Is nowadays a PhD compulsory to break into HFs?

Everyday I see tons of people at HFs or large prop shops that have PhDs.

Even at my desk (t3 bank think SocGen UniCredit Commerzbank ING) 2 out of 3 quant trader/strat have PhDs

Given my dream is to break into HFs I was wondering if is worth it to concentrate in this path instead of continuining with banks

About me:
I did a bachelor in finance in a non target Uni (still strong in the region), master in London at a semi and few finance experience (S&T and CF)
Might a PhD in a top uni in a field like financial econometric/financial math/finance give me an edge to break into HF?
Unis like Cambridge /Oxford have HFs like Cantab or MAN behind them.. same I think in the US

I am specialised in volatility and EQD as well as crude trading. I am implementing my algo strategy with Python on crude markets and could prove a decent track record

thoughts?

 

I think a PhD is less useful than it used to be. Many firms used to require PhDs but now hire strong undergraduates as well. It will help in getting an interview but they care only about leetcode/probability and not your research or expertise. The work is all standard and commoditized now, unless you are bringing in a live strategy from another firm (not one you ran on your own account). Some managers like the degree since they have it themselves and got in at a time when it was valued, but it's not necessary or sufficient to get a job today, much like the MBA or CFA.

 
Most Helpful

I have a PhD. I think it helped me get my current front office buy side role in options trading. I sort of lucked into it. I don't think getting a PhD simply to go to a hedge fund is a good idea at all. There are just too many things which can go wrong for your master plan to work out the way you think it will. For example:

  1. What if you fail quals? You're kicked out of your program.
  2. What if your department finds out you want to abandon academia and decides to kick you out or deny your opt as an international student
  3. What if your advisor fails tenure review Midway through your dissertation?
  4. What if you have conflicts with your advisor and it takes 8 years to graduate?
  5. What if you run out of funding? These things have happened to every starry eyed first year PhD student. Don't think it won't happen to you. You need to plan for contingencies.

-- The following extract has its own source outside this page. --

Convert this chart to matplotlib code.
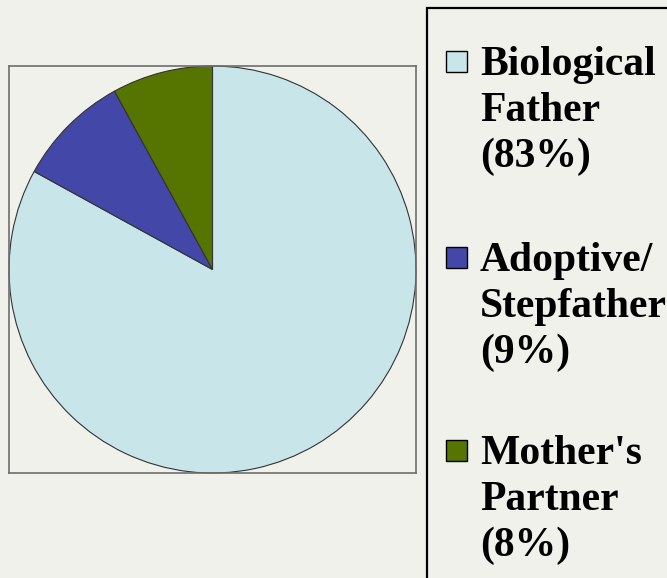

Finally if you do want a job on the buy side with your PhD keep the following in mind

  1. You're pricing yourself out of many jobs but you don't have the experience for the jobs which would pay you a salary which justifies your education
  2. Employers want guys who can contribute on day 1 with very little training, not just some really smart dude. You have very little idea how a trading job functions coming straight from school or what techniques work in the real world vs on paper.
  3. You have to be doing research on something cutting edge and close to what the fund is working on. It's not necessary to have a degree from a top 10 school to work on the buy side (sell side is a totally different story). I have a friend with a pure math PhD from Harvard who has been unemployed for 1 year after graduation. I have a colleague at work who did his PhD at a school whose name sounds like one of those for profit universities. One did work on applied high dimensional portfolio optimization and the other guy worked on developing a new kind of stochastic integration. Which one do you think has a buy side role?
  4. If you want to maximize your chances, do internships at other hedge funds and always publish in heavily applied journals on a subject you think practitioners will actually care about.